# Anyone try this carbon fiber hood yet?



## earichmond (Sep 20, 2018)

came across this surfing the internet, might have to pick one up











[Hot Item] Carbon Fiber Hood Bonnet for Chevry Chvrolet Cruze 2017


Type: Auto Hood Bumper Position: Engine Material: Carbon Fiber Chevrolet Cruze: 2017 Trademark: areal Origin: Guangzhou China



m.made-in-china.com


----------



## Noiitekk (Feb 28, 2017)

I wonder where it's made


----------



## HBCRUZE2017 (Jan 25, 2018)

lol made in china like 99% of other carbon fiber hoods for any other car


----------



## Cruzin Florida (Oct 4, 2020)

If you do get it, let us know how it goes. For $200+* it ain’t bad, wonder if it’d fit my 2016?


----------



## earichmond (Sep 20, 2018)

Cruzin Florida said:


> If you do get it, let us know how it goes. For $200+* it ain’t bad, wonder if it’d fit my 2016?
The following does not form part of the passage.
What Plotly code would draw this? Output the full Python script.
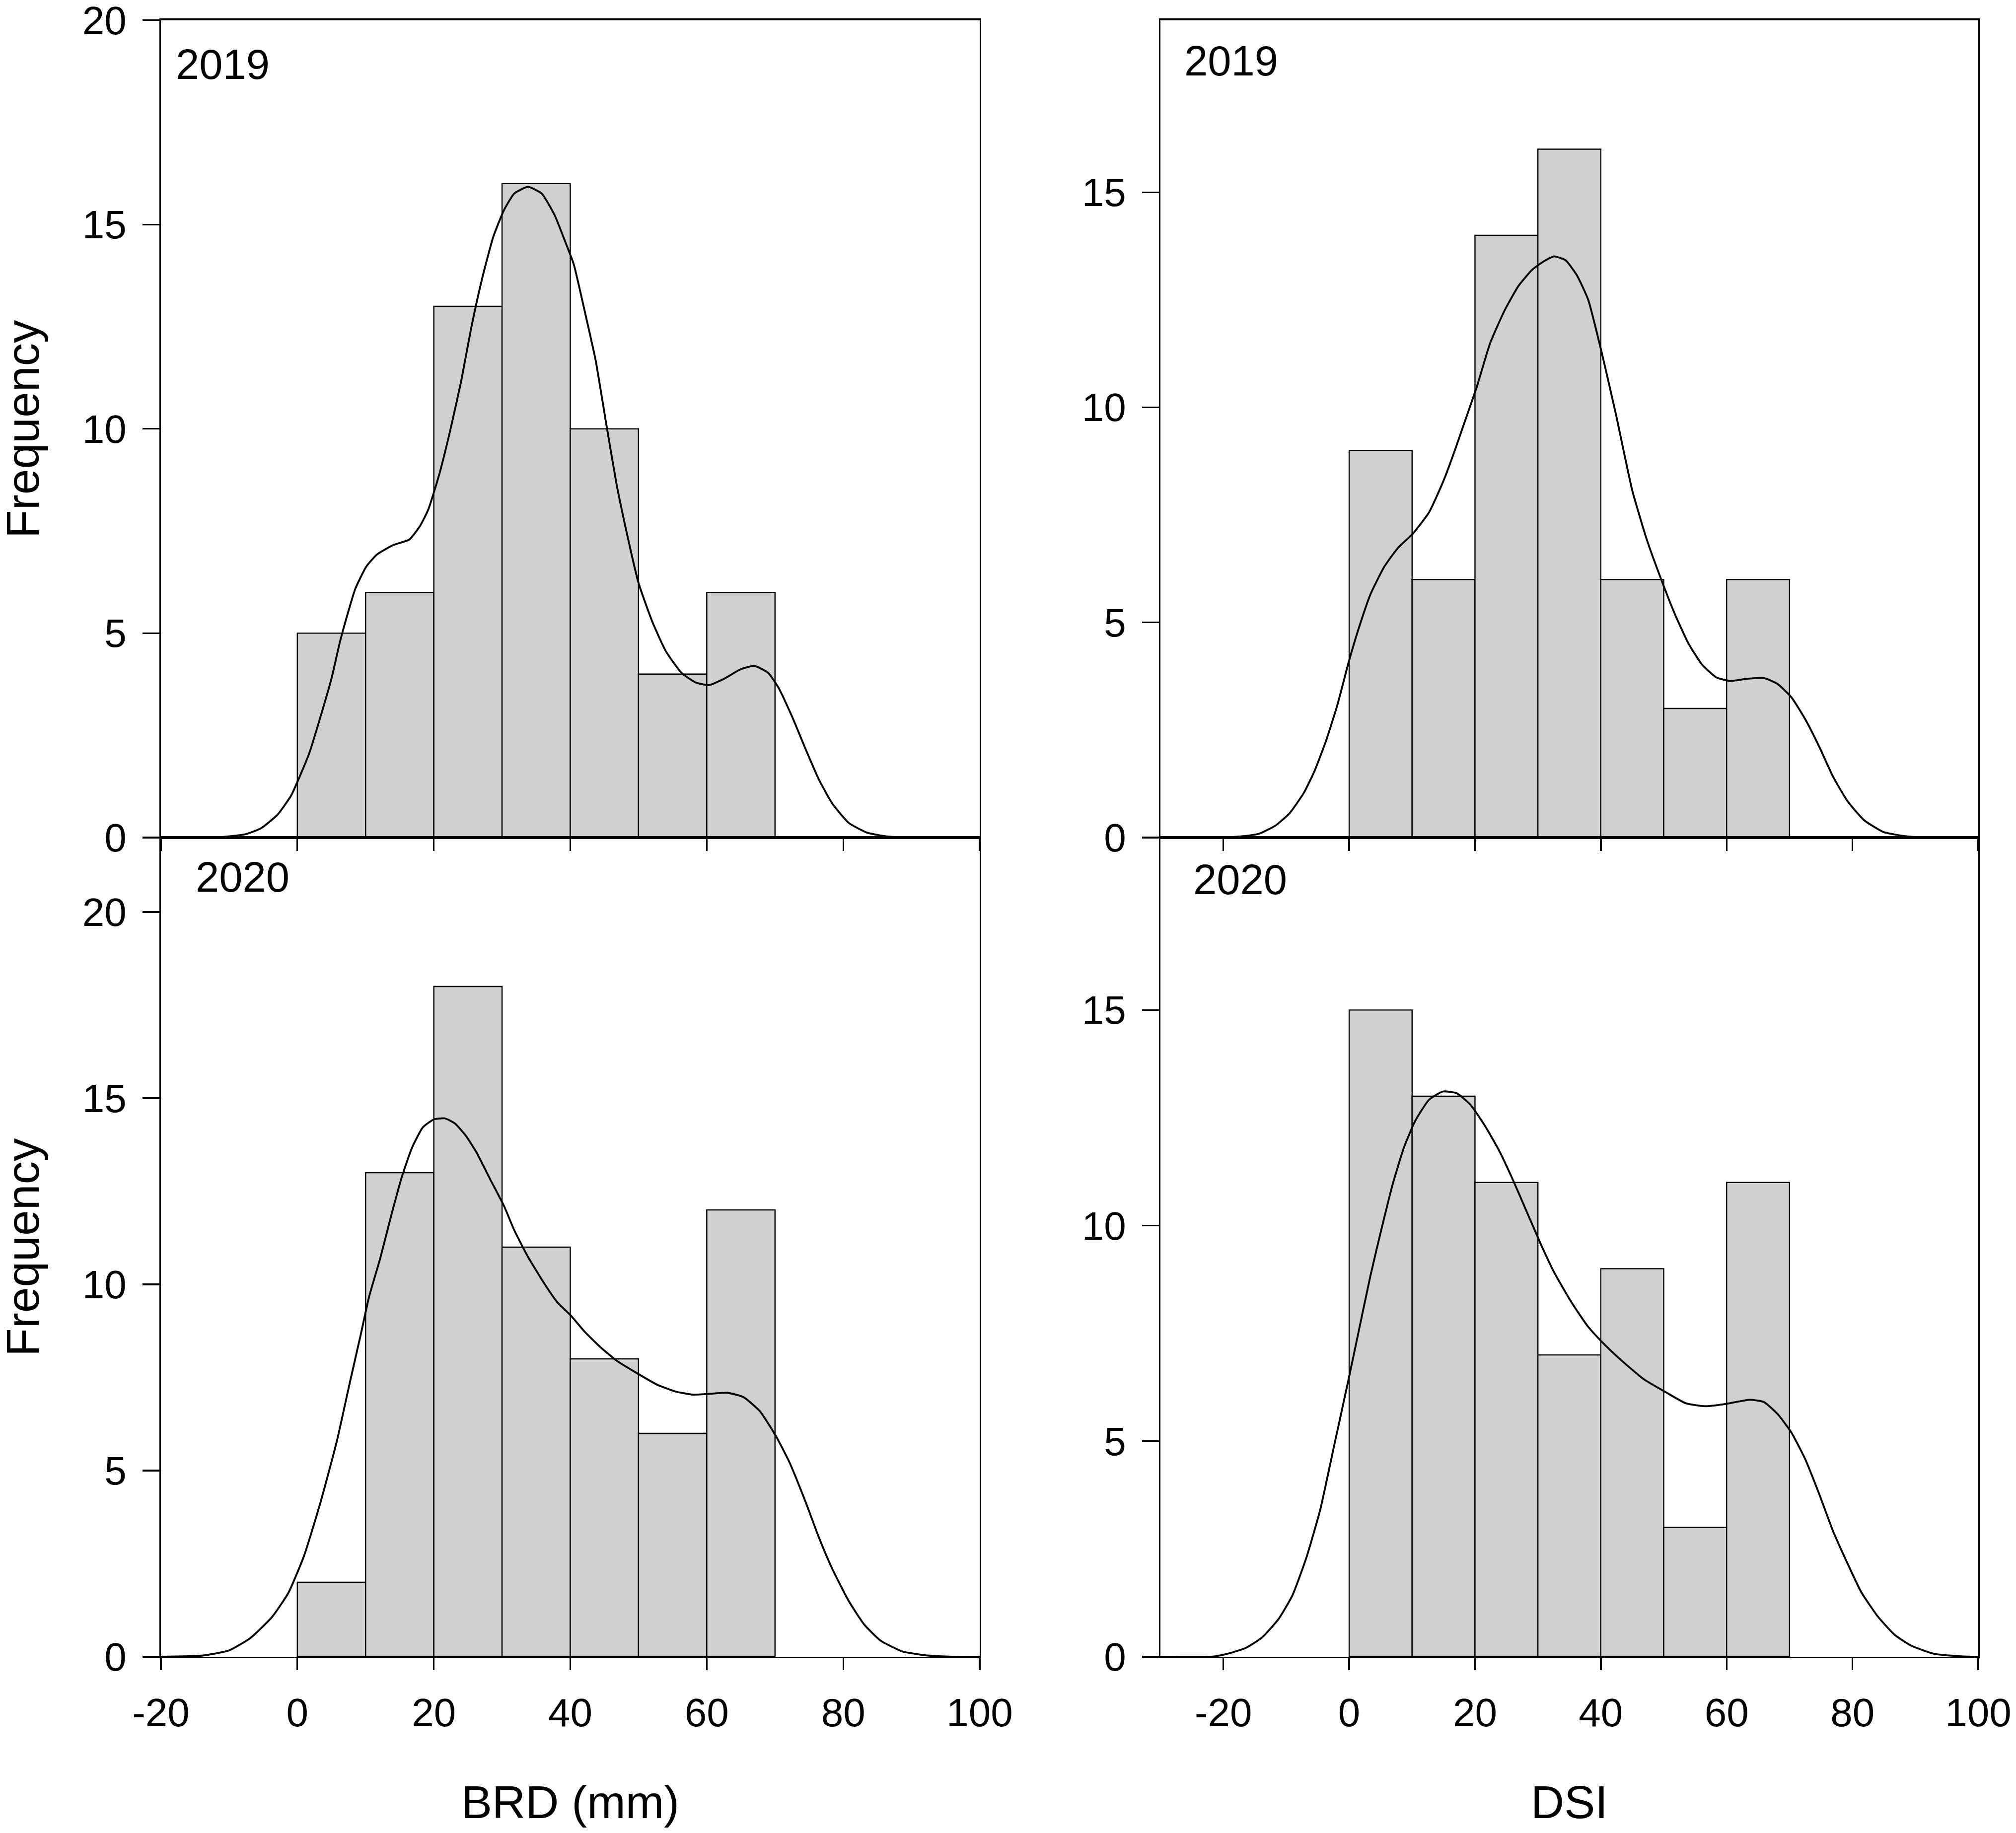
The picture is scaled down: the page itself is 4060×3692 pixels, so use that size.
import plotly.graph_objects as go

# ---------------- data ----------------
bin_centers = [5, 15, 25, 35, 45, 55, 65]

brd_2019_counts = [5, 6, 13, 16, 10, 4, 6]
brd_2020_counts = [2, 13, 18, 11, 8, 6, 12]
dsi_2019_counts = [9, 6, 14, 16, 6, 3, 6]
dsi_2020_counts = [15, 13, 11, 7, 9, 3, 11]

brd_2019_curve_x = [-20, -12, -7.6, -5.3, -2.9, -0.9, 0, 1.8, 3.4, 5.0, 6.2, 7.4, 8.5, 10.1, 11.7, 14.1, 16.4,
                    18.0, 19.2, 20.8, 22.4, 24.0, 25.5, 27.1, 28.7, 30.3, 31.8, 33.8, 35.8, 37.7, 39.3, 40.5,
                    42.1, 43.7, 45.3, 46.8, 48.4, 50.0, 52.0, 54.0, 56.3, 58.3, 60.3, 62.6, 65.0, 67.0, 69.0,
                    70.5, 72.5, 74.5, 76.4, 78.4, 80.8, 83.5, 86.3, 90, 100]
brd_2019_curve_y = [0, 0, 0.08, 0.23, 0.56, 1.03, 1.36, 2.09, 2.96, 3.89, 4.76, 5.49, 6.09, 6.63, 6.93, 7.16, 7.29,
                    7.63, 8.03, 8.89, 9.96, 11.16, 12.49, 13.69, 14.69, 15.36, 15.76, 15.92, 15.76, 15.23, 14.56,
                    14.03, 12.89, 11.69, 10.09, 8.63, 7.36, 6.23, 5.29, 4.56, 4.03, 3.80, 3.73, 3.89, 4.12, 4.20,
                    4.03, 3.67, 2.96, 2.16, 1.43, 0.83, 0.36, 0.12, 0.03, 0, 0]

brd_2020_curve_x = [-20, -14, -10, -6.9, -3.7, -1.3, 1.0, 3.4, 5.8, 7.7, 9.3, 10.5, 12.1, 13.7, 15.3, 16.8, 18.4,
                    20.0, 21.6, 23.1, 24.7, 26.3, 28.3, 30.3, 31.8, 33.8, 36.2, 38.1, 40.1, 42.1, 44.5, 46.8,
                    50.0, 52.8, 55.5, 57.9, 60.3, 63.0, 65.4, 67.8, 70.1, 72.1, 74.5, 76.4, 78.4, 80.8, 83.1,
                    85.5, 88.7, 92.6, 96, 100]
brd_2020_curve_y = [0, 0.03, 0.17, 0.50, 1.07, 1.72, 2.72, 4.15, 5.80, 7.37, 8.66, 9.66, 10.67, 11.81, 12.88, 13.67,
                    14.22, 14.43, 14.46, 14.32, 13.99, 13.53, 12.81, 12.10, 11.45, 10.74, 10.02, 9.52, 9.16, 8.73,
                    8.30, 7.95, 7.59, 7.30, 7.12, 7.04, 7.06, 7.09, 6.97, 6.59, 5.94, 5.23, 4.15, 3.22, 2.36, 1.50,
                    0.86, 0.43, 0.14, 0.03, 0, 0]

dsi_2019_curve_x = [-30, -20, -17.0, -14.3, -11.7, -9.5, -7.2, -5.5, -3.7, -1.9, 0, 1.6, 3.4, 5.6, 7.8, 10.1, 12.7,
                    14.9, 16.7, 18.5, 20.3, 22.4, 24.7, 26.9, 29.1, 30.9, 32.6, 34.4, 36.2, 38.0, 40.2, 42.4, 45.0,
                    47.3, 49.5, 51.7, 53.9, 56.1, 58.4, 60.6, 63.2, 65.9, 68.1, 70.3, 72.5, 74.7, 76.9, 79.2, 81.8,
                    84.9, 88.5, 92, 100]
dsi_2019_curve_y = [0, 0, 0.03, 0.09, 0.28, 0.56, 1.04, 1.55, 2.24, 3.07, 4.12, 4.90, 5.66, 6.30, 6.74, 7.06, 7.56,
                    8.26, 8.96, 9.72, 10.48, 11.49, 12.25, 12.82, 13.20, 13.39, 13.51, 13.42, 13.07, 12.50, 11.24,
                    9.84, 8.07, 6.93, 6.04, 5.22, 4.52, 4.02, 3.72, 3.64, 3.69, 3.71, 3.57, 3.26, 2.75, 2.12, 1.42,
                    0.85, 0.41, 0.13, 0.03, 0, 0]

dsi_2020_curve_x = [-30, -22, -19.6, -16.5, -13.9, -11.2, -9.0, -6.8, -4.6, -2.4, 0, 1.6, 3.4, 5.2, 6.9, 8.7, 10.5,
                    12.7, 14.9, 17.1, 19.3, 21.6, 23.8, 26.0, 28.2, 30.4, 32.6, 35.3, 37.9, 40.2, 43.3, 46.8, 50.4,
                    53.5, 56.6, 59.7, 63.7, 65.9, 68.1, 70.3, 72.5, 74.7, 76.9, 79.2, 81.4, 84.0, 86.7, 89.3, 92.9,
                    97.3, 100]
dsi_2020_curve_y = [0, 0, 0.06, 0.20, 0.44, 0.88, 1.43, 2.30, 3.41, 4.89, 6.50, 7.61, 8.85, 9.96, 10.95, 11.81,
                    12.43, 12.92, 13.11, 13.07, 12.80, 12.31, 11.75, 11.07, 10.33, 9.59, 8.91, 8.23, 7.67, 7.30,
                    6.87, 6.44, 6.13, 5.88, 5.81, 5.86, 5.96, 5.91, 5.63, 5.20, 4.58, 3.78, 2.92, 2.17, 1.50, 0.94,
                    0.51, 0.26, 0.07, 0.01, 0]

x_tickvals = [-20, 0, 20, 40, 60, 80, 100]
x_ticktext = ["-20", "0", "20", "40", "60", "80", "100"]
y_tickvals_20 = [0, 5, 10, 15, 20]
y_tickvals_15 = [0, 5, 10, 15]
year_labels = ["2019", "2020"]
x_titles = ["BRD (mm)", "DSI"]
y_title = "Frequency"

# ---------------- figure ----------------
W, H = 4060, 3692
FONT = "Liberation Sans, Arial, sans-serif"
BAR_FILL = "#d0d0d0"
LW = 3.3

fig = go.Figure()

panels = [
    ("", brd_2019_counts, brd_2019_curve_x, brd_2019_curve_y),
    ("2", dsi_2019_counts, dsi_2019_curve_x, dsi_2019_curve_y),
    ("3", brd_2020_counts, brd_2020_curve_x, brd_2020_curve_y),
    ("4", dsi_2020_counts, dsi_2020_curve_x, dsi_2020_curve_y),
]

for suf, counts, cx, cy in panels:
    xa, ya = "x" + suf, "y" + suf
    fig.add_trace(go.Bar(x=bin_centers, y=counts, width=10, xaxis=xa, yaxis=ya,
                         marker=dict(color=BAR_FILL, line=dict(color="black", width=2.4)),
                         showlegend=False, hoverinfo="skip"))
    fig.add_trace(go.Scatter(x=cx, y=cy, mode="lines", xaxis=xa, yaxis=ya,
                             line=dict(color="black", width=3.8, shape="spline", smoothing=0.5),
                             showlegend=False, hoverinfo="skip"))

left_dom = [324 / W, 1973 / W]
right_dom = [2337 / W, 3984 / W]
top_dom = [1 - 1687 / H, 1 - 40.6 / H]
bot_dom = [1 - 3337 / H, 1 - 1687 / H]

tickfont = dict(family=FONT, size=80, color="black")


def xaxis(dom, rng, anchor, labels):
    return dict(domain=dom, range=rng, anchor=anchor, tickmode="array", tickvals=x_tickvals,
                ticktext=x_ticktext,
                ticks="outside", ticklen=24, tickwidth=LW, tickcolor="black",
                showline=True, linewidth=LW, linecolor="black", mirror=True,
                showgrid=False, zeroline=False, showticklabels=labels, tickfont=tickfont,
                ticklabelstandoff=17, ticklabeloverflow="allow", automargin=False, fixedrange=True)


def yaxis(dom, rng, anchor, vals):
    return dict(domain=dom, range=rng, anchor=anchor, tickmode="array", tickvals=vals,
                ticktext=[str(v) for v in vals],
                ticks="outside", ticklen=34, tickwidth=LW, tickcolor="black",
                showline=True, linewidth=LW, linecolor="black", mirror=True,
                showgrid=False, zeroline=False, tickfont=tickfont,
                ticklabelstandoff=16, ticklabeloverflow="allow", automargin=False, fixedrange=True)


fig.update_layout(
    width=W, height=H, autosize=False,
    margin=dict(l=0, r=0, t=0, b=0),
    paper_bgcolor="white", plot_bgcolor="white",
    bargap=0,
    font=dict(family=FONT, color="black"),
    xaxis=xaxis(left_dom, [-20, 100], "y", False),
    yaxis=yaxis(top_dom, [0, 20], "x", y_tickvals_20),
    xaxis2=xaxis(right_dom, [-30, 100], "y2", False),
    yaxis2=yaxis(top_dom, [0, 19], "x2", y_tickvals_15),
    xaxis3=xaxis(left_dom, [-20, 100], "y3", True),
    yaxis3=yaxis(bot_dom, [0, 22], "x3", y_tickvals_20),
    xaxis4=xaxis(right_dom, [-30, 100], "y4", True),
    yaxis4=yaxis(bot_dom, [0, 19], "x4", y_tickvals_15),
)

# year labels inside the panels
year_pos = [("x", "y", 0.017, 0.946, year_labels[0]),
            ("x2", "y2", 0.028, 0.950, year_labels[0]),
            ("x3", "y3", 0.041, 0.952, year_labels[1]),
            ("x4", "y4", 0.039, 0.949, year_labels[1])]
for xa, ya, fx, fy, txt in year_pos:
    fig.add_annotation(text=txt, xref=xa + " domain", yref=ya + " domain", x=fx, y=fy,
                       xanchor="left", yanchor="middle", showarrow=False,
                       font=dict(family=FONT, size=85, color="black"))

# axis titles
for fy in [1 - 864 / H, 1 - 2512 / H]:
    fig.add_annotation(text=y_title, xref="paper", yref="paper", x=46 / W, y=fy,
                       xanchor="center", yanchor="middle", textangle=-90, showarrow=False,
                       font=dict(family=FONT, size=93, color="black"))
for fx, txt in [(1148 / W, x_titles[0]), (3160 / W, x_titles[1])]:
    fig.add_annotation(text=txt, xref="paper", yref="paper", x=fx, y=1 - 3630 / H,
                       xanchor="center", yanchor="middle", showarrow=False,
                       font=dict(family=FONT, size=93, color="black"))

fig.write_html("out.html", config={"displayModeBar": False, "staticPlot": True},
               post_script="document.body.style.margin='0px';")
yeah Ive been waiting for over a month to hear back about it, you have to contact the seller for purchase


----------



## dimmuel (Apr 28, 2020)

It looks cool, but the fit and quality can be the problem.


----------



## AlaskaCruze’n (Apr 23, 2020)

I’d honestly get the amerihood over this one


----------



## Ma v e n (Oct 8, 2018)

Noiitekk said:


> I wonder where it's made


----------



## pandrad61 (Jul 8, 2015)

Carbon fiber hoods don’t make sense for most cars. Yah look cool but unless the car is super light it won’t make much difference for the cost.


----------